Does anyone have any experience of getting (true) HDR from raw photo image files?

With libraw I can get 16-bit output in a proper color space, but how do I scale it? Assuming 0-1 range I get images that are too dark, as I target 100 nits with 1.0 value.

Dividing by imgdata.color.maximum makes a variety of sample photos look good, but it also feels sketchy as fuck.

(All the "HDR + RAW" search results are about making the fake HDR-but-SDR out of many combined exposures.)

@wolfpld I've always taken it that RAWs are "raw" sensor data which I will not have tweaked much when taking other than to avoid clipping (and the assists that may have helped select exposure/"ISO" multiplier to bring me into a reasonable range) and until I open Lightroom/Darktable/Therapee and develop them, they will not be suitable for human viewing.
So you'd need to implement a full equivalent of auto-develop (that cameras use to make those often-bad jpegs) just targeting HDR range output.

@shivoa You have to do some processing to handle the Bayer matrix, white balance, color profile and so on.

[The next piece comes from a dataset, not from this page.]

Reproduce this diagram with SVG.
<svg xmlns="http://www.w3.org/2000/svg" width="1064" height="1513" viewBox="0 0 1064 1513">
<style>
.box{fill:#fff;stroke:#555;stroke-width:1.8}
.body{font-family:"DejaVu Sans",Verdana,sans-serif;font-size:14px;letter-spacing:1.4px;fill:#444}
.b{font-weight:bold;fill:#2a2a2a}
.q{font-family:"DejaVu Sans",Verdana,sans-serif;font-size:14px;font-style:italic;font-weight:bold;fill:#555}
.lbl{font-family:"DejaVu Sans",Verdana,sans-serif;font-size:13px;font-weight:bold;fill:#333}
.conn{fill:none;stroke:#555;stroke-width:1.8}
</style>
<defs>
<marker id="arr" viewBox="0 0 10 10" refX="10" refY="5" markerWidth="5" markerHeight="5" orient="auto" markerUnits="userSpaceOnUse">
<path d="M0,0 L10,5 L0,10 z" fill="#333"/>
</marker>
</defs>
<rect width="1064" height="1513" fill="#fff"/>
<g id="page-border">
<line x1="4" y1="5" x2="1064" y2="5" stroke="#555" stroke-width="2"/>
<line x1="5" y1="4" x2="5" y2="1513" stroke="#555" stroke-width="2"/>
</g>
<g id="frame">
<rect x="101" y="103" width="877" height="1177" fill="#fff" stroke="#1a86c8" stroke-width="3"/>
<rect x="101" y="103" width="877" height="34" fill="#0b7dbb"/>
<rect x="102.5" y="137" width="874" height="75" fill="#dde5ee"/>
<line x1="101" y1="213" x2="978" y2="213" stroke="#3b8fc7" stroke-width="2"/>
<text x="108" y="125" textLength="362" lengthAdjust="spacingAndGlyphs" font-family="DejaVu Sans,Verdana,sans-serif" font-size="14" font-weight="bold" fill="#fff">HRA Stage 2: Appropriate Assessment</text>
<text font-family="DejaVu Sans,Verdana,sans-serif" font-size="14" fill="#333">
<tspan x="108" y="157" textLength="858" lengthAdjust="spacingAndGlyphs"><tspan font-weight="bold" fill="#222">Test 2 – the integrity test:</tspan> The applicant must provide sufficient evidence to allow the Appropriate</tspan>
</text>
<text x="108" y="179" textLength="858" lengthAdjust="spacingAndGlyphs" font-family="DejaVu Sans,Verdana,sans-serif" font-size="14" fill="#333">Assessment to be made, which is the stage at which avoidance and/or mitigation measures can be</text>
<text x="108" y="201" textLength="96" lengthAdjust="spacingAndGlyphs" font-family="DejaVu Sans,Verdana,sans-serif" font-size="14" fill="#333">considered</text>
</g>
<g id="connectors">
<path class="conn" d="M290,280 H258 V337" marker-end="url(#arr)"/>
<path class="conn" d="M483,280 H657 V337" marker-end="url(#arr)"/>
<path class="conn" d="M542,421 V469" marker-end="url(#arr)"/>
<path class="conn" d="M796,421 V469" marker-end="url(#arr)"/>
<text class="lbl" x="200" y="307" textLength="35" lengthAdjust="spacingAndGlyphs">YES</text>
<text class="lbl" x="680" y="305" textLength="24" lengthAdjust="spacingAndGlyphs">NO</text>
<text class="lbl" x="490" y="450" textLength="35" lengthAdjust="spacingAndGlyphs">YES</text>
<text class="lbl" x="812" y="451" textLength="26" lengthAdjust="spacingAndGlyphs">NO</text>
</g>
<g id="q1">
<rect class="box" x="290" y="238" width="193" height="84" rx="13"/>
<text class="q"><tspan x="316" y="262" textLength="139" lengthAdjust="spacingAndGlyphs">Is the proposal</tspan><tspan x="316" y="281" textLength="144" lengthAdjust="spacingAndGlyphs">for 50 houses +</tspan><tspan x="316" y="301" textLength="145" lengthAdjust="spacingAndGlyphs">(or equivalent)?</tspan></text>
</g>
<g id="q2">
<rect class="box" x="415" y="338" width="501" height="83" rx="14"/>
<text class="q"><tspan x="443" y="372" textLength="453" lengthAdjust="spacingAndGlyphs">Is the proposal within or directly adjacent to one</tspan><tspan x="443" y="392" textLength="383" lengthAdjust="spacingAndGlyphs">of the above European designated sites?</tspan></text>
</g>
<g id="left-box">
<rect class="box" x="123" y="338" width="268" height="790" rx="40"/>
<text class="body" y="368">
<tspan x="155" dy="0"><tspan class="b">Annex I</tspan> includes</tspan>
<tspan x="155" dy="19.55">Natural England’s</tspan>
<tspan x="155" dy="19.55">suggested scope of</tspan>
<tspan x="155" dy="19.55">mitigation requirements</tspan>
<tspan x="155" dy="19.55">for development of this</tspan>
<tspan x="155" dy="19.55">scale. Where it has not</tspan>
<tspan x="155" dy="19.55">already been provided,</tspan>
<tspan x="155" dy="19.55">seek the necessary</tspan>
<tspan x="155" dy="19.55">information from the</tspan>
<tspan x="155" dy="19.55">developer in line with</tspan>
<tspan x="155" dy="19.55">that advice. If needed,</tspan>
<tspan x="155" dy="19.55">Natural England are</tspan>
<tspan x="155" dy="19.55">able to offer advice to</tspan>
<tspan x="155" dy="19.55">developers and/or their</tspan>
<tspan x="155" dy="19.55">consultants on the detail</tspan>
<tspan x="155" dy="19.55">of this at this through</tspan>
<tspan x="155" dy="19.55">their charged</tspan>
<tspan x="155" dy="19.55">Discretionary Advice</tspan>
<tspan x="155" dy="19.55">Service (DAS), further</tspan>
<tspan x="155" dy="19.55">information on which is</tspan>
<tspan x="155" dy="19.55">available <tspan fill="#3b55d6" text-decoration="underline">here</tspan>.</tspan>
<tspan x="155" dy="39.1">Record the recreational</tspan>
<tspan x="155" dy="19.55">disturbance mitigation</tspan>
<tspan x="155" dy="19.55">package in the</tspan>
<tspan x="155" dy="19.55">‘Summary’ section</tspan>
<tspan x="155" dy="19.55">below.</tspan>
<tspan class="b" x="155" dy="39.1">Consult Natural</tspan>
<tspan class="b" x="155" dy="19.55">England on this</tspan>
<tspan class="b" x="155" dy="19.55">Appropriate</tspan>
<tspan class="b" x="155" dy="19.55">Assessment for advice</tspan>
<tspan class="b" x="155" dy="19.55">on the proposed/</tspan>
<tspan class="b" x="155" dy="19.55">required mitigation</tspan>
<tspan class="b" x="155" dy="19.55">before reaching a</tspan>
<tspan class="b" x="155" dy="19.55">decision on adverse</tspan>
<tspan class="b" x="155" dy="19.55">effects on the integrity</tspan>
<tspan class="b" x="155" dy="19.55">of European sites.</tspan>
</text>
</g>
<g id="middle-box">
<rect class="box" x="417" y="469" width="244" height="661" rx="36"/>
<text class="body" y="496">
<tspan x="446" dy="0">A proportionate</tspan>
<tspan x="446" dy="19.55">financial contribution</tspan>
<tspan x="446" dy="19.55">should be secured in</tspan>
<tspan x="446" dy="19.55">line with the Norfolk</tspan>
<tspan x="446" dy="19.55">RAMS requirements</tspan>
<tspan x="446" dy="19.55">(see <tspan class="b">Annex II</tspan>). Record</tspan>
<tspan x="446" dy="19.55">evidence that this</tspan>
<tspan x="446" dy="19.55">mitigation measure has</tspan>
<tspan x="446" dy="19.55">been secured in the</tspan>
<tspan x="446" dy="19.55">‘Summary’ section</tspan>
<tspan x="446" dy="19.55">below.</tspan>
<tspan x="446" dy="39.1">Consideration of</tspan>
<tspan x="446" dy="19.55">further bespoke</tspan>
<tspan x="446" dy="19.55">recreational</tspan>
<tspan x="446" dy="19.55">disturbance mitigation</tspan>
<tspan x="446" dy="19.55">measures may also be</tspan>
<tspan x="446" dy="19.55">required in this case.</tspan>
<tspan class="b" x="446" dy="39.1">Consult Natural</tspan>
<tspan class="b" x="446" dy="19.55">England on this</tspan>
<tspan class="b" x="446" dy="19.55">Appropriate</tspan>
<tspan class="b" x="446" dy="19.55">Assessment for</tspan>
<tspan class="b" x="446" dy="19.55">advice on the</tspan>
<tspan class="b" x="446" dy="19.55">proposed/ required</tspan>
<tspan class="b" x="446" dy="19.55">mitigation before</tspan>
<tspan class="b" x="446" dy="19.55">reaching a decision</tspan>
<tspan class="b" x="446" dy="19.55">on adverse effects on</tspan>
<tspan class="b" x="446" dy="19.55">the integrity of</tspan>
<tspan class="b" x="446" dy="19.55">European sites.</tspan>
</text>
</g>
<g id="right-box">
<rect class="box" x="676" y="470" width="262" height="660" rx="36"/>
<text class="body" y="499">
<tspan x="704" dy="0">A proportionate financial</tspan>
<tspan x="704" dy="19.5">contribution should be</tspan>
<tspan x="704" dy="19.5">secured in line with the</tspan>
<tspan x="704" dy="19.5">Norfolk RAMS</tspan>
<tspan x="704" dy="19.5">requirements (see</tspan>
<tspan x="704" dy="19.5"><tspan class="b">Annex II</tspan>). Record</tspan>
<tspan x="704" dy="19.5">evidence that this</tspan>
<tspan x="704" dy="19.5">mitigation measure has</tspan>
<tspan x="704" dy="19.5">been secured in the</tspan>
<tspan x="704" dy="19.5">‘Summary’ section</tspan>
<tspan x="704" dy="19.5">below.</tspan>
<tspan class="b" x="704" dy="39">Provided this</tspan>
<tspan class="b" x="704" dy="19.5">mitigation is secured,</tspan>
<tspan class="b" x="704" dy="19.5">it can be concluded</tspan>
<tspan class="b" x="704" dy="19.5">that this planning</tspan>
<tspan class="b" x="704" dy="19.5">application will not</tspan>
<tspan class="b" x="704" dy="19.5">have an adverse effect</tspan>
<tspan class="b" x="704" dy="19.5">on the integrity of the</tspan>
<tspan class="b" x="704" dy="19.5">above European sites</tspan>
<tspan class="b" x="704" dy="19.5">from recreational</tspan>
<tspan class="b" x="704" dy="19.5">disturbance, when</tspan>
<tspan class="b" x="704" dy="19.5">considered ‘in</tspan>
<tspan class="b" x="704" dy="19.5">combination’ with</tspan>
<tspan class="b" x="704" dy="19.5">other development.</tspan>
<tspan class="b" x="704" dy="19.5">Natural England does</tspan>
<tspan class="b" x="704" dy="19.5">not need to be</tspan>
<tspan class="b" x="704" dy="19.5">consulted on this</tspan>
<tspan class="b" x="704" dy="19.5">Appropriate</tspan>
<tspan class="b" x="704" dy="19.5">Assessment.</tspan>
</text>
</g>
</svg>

Libraw does this and you get a reasonably good looking SDR image.

What a photographer does in Lightroom/etc. is basically manually tinkering with the raw sensor output into a great looking SDR image.

My thought is, if there's all this extra data in the raw image, e.g. wide gamut or extended dynamic range, why not show it on the screen as HDR without having to compress it to SDR?

@wolfpld Yep, I fear that the real result for a good HDR from RAW involves a person using an HDR-aware copy of Lightroom etc to develop an HDR result from the raw sensor data. And the stock solutions that automagically "develop" an SDR result will take a lot of work to be rewritten to make an HDR result that looks satisfying (in the way you used to never use the on-camera jpeg results vs developing your own because they always fell so far short until endless iteration).

@shivoa The problem is that photo cameras are not designed for HDR output, so you get results that can be all over the place. Then the photographer may have his own favorite way of taking photos. And my method is basically to do a random thing and hope the result will be correct.

Most of the time it looks good, great even. A small percentage of photos look bland. Another small percentage is completely white unless you set the display brightness to 0% so you can see that 10000 nits.

ACR 15 adds High Dynamic Range Output - Greg Benz Photography

Adobe Camera RAW (ACR) v15 just added one of the most exciting features since the creation of RAW processing itself: High Dynamic Range Output ("HDR" or "HDRO"). This name might be confusing because we've used the term "HDR" for years, but now that same name is being used for a completely different display technology. This

Greg Benz Photography - Luminosity Masking, HDR, Photoshop Tutorials, and cityscape and landscape photography
@ngz0 That's basically what I'm seeing in my viewer.

@ngz0 The worst thing about HDR is that I can't show what it really looks like. So here's an approximation.

SDR on the left, HDR on the right. But you have to imagine that the building lights in the HDR image are as bright and contrasty as you would see in reality, not in a photo on a monitor.